[Source data]
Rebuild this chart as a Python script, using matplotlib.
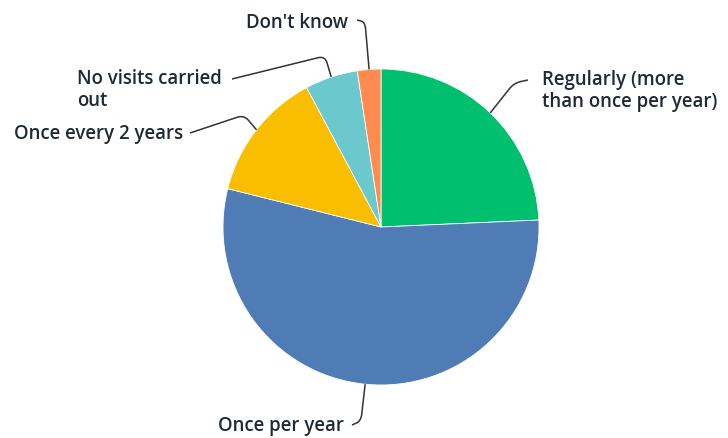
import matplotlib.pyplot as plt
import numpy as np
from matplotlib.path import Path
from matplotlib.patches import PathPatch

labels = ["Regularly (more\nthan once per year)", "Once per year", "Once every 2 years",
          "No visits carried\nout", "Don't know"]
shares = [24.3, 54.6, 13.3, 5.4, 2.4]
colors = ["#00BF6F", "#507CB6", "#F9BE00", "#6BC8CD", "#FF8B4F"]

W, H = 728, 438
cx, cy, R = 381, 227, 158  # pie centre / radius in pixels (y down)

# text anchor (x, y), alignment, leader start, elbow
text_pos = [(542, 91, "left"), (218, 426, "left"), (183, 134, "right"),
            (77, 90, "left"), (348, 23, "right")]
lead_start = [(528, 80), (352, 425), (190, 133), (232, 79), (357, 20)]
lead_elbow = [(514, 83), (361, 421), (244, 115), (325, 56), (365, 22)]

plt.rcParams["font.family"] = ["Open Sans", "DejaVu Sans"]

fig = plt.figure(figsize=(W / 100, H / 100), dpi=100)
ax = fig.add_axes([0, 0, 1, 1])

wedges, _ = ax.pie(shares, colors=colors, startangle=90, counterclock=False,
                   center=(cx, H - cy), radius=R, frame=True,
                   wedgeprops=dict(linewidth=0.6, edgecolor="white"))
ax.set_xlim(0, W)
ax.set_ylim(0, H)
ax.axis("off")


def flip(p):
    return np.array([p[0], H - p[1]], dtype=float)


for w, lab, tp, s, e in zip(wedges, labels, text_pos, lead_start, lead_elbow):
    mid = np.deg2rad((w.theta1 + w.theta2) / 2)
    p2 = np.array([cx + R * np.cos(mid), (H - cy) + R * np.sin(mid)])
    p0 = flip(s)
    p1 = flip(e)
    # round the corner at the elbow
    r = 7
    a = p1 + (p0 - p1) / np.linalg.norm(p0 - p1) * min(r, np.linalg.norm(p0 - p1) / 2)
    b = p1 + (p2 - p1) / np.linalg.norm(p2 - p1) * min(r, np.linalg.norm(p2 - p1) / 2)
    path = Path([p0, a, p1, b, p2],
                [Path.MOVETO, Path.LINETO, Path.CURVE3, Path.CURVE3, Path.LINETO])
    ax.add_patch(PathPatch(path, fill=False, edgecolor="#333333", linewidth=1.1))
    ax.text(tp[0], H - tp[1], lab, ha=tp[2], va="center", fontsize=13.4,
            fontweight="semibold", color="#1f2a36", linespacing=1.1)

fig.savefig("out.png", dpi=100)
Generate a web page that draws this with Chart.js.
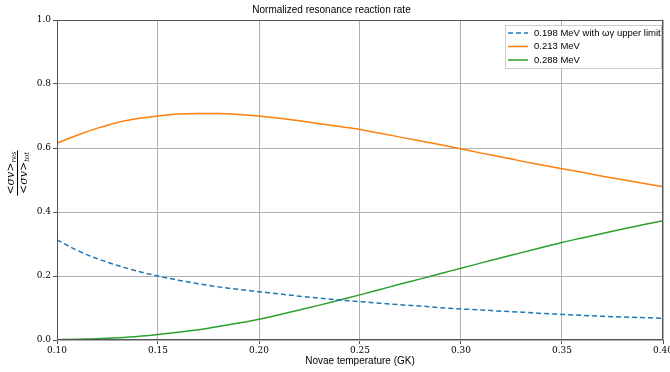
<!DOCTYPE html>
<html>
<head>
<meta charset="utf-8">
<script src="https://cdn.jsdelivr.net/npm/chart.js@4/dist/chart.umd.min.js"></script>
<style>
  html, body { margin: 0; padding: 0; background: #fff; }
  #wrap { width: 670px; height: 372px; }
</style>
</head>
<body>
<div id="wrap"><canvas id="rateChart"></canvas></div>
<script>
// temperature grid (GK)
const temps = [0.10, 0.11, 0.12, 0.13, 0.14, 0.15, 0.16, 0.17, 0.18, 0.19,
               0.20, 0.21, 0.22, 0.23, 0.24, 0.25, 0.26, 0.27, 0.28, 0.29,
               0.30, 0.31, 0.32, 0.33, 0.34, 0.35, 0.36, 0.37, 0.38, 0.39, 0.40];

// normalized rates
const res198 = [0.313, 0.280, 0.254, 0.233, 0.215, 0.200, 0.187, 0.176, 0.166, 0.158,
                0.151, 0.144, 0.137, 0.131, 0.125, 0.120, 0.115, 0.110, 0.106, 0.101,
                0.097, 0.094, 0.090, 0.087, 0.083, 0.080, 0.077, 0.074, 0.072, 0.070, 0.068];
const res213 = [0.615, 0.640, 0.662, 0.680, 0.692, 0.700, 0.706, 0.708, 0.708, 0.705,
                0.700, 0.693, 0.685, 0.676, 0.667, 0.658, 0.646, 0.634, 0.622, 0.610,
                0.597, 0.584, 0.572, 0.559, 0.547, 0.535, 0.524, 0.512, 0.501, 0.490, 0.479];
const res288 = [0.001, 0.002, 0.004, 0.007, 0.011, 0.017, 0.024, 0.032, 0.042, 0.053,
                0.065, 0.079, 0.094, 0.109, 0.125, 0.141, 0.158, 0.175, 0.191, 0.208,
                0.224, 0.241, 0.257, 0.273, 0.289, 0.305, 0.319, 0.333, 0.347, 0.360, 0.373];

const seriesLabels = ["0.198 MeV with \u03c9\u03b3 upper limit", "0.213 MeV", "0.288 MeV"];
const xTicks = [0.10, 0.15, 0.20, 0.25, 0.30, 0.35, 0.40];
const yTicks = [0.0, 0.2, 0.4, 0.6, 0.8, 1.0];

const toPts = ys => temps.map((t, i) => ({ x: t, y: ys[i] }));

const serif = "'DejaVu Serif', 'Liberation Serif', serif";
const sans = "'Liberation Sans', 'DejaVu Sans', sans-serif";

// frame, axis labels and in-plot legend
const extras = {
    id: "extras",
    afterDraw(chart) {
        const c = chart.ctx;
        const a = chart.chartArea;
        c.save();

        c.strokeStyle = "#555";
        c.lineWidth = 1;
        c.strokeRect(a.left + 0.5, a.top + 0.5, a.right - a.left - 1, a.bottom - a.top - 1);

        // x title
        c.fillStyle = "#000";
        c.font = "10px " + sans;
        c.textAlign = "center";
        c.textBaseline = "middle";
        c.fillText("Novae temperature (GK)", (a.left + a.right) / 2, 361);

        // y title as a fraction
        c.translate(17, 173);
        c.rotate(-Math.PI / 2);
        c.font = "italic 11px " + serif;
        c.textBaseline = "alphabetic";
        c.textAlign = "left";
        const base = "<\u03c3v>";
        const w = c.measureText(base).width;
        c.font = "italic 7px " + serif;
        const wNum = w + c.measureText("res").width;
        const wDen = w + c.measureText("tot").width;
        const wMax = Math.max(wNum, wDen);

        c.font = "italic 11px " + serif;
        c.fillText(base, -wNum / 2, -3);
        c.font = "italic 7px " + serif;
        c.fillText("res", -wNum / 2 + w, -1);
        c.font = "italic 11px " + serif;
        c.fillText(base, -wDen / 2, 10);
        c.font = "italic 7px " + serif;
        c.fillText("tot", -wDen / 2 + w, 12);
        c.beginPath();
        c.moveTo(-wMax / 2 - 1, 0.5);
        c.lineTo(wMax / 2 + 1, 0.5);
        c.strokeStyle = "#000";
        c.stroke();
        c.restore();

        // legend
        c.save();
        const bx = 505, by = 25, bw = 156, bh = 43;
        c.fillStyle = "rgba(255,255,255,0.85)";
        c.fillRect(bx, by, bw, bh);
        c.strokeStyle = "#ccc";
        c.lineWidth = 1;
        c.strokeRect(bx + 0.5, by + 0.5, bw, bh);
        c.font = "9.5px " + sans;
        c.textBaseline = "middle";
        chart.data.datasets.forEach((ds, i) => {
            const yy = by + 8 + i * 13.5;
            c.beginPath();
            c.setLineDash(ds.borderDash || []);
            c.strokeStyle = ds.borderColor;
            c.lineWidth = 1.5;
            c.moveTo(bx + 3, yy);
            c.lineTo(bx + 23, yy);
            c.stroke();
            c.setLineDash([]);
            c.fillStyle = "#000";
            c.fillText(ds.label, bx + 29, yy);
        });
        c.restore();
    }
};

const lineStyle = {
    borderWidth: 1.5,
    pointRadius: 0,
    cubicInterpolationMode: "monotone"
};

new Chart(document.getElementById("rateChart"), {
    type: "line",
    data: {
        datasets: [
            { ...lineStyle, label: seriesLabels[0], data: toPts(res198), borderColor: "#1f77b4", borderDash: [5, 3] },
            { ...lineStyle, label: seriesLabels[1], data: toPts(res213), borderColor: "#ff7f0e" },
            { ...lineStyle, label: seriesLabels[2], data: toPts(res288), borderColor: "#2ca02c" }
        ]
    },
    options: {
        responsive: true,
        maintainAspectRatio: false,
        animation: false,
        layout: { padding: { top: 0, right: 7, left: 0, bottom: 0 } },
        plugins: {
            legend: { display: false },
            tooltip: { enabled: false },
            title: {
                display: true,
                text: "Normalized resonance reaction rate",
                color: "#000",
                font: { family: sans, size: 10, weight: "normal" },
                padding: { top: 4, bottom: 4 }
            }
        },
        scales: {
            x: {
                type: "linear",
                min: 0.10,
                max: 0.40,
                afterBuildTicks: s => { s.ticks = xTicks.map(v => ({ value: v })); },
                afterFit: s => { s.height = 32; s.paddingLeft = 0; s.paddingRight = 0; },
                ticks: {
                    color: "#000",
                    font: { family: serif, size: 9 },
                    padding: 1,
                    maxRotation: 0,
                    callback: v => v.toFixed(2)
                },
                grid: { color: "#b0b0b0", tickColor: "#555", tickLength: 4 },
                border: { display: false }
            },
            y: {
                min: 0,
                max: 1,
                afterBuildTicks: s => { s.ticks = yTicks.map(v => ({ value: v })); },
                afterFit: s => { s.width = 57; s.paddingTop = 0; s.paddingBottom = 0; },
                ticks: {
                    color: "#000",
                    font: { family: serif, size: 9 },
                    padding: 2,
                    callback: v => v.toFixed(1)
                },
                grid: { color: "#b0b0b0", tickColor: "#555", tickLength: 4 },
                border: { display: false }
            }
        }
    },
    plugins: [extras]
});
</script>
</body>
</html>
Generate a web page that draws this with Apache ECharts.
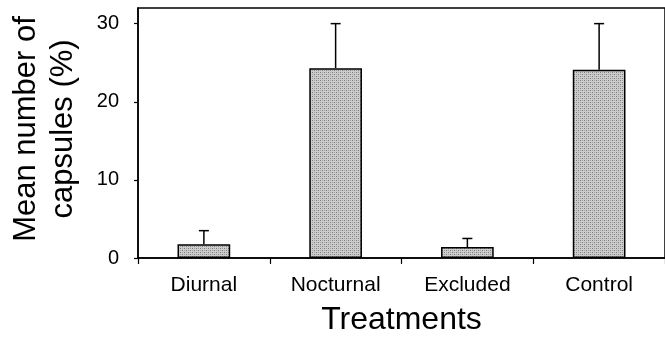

■ **What is asked**
Transcribe the lines between the one holding "Generate a web page that draws this with Chart.js." and the one holding "c.strokeRect(a.left + 0.5, a.top", inclusive, and leave out any pictures.

■ **Output for this task**
Generate a web page that draws this with Chart.js.
<!DOCTYPE html>
<html>
<head>
<meta charset="utf-8">
<script src="https://cdn.jsdelivr.net/npm/chart.js@4/dist/chart.umd.min.js"></script>
<style>
  html, body { margin: 0; padding: 0; background: #fff; }
  #wrap { width: 670px; height: 372px; }
</style>
</head>
<body>
<div id="wrap"><canvas id="rateChart"></canvas></div>
<script>
// temperature grid (GK)
const temps = [0.10, 0.11, 0.12, 0.13, 0.14, 0.15, 0.16, 0.17, 0.18, 0.19,
               0.20, 0.21, 0.22, 0.23, 0.24, 0.25, 0.26, 0.27, 0.28, 0.29,
               0.30, 0.31, 0.32, 0.33, 0.34, 0.35, 0.36, 0.37, 0.38, 0.39, 0.40];

// normalized rates
const res198 = [0.313, 0.280, 0.254, 0.233, 0.215, 0.200, 0.187, 0.176, 0.166, 0.158,
                0.151, 0.144, 0.137, 0.131, 0.125, 0.120, 0.115, 0.110, 0.106, 0.101,
                0.097, 0.094, 0.090, 0.087, 0.083, 0.080, 0.077, 0.074, 0.072, 0.070, 0.068];
const res213 = [0.615, 0.640, 0.662, 0.680, 0.692, 0.700, 0.706, 0.708, 0.708, 0.705,
                0.700, 0.693, 0.685, 0.676, 0.667, 0.658, 0.646, 0.634, 0.622, 0.610,
                0.597, 0.584, 0.572, 0.559, 0.547, 0.535, 0.524, 0.512, 0.501, 0.490, 0.479];
const res288 = [0.001, 0.002, 0.004, 0.007, 0.011, 0.017, 0.024, 0.032, 0.042, 0.053,
                0.065, 0.079, 0.094, 0.109, 0.125, 0.141, 0.158, 0.175, 0.191, 0.208,
                0.224, 0.241, 0.257, 0.273, 0.289, 0.305, 0.319, 0.333, 0.347, 0.360, 0.373];

const seriesLabels = ["0.198 MeV with \u03c9\u03b3 upper limit", "0.213 MeV", "0.288 MeV"];
const xTicks = [0.10, 0.15, 0.20, 0.25, 0.30, 0.35, 0.40];
const yTicks = [0.0, 0.2, 0.4, 0.6, 0.8, 1.0];

const toPts = ys => temps.map((t, i) => ({ x: t, y: ys[i] }));

const serif = "'DejaVu Serif', 'Liberation Serif', serif";
const sans = "'Liberation Sans', 'DejaVu Sans', sans-serif";

// frame, axis labels and in-plot legend
const extras = {
    id: "extras",
    afterDraw(chart) {
        const c = chart.ctx;
        const a = chart.chartArea;
        c.save();

        c.strokeStyle = "#555";
        c.lineWidth = 1;
        c.strokeRect(a.left + 0.5, a.top + 0.5, a.right - a.left - 1, a.bottom - a.top - 1);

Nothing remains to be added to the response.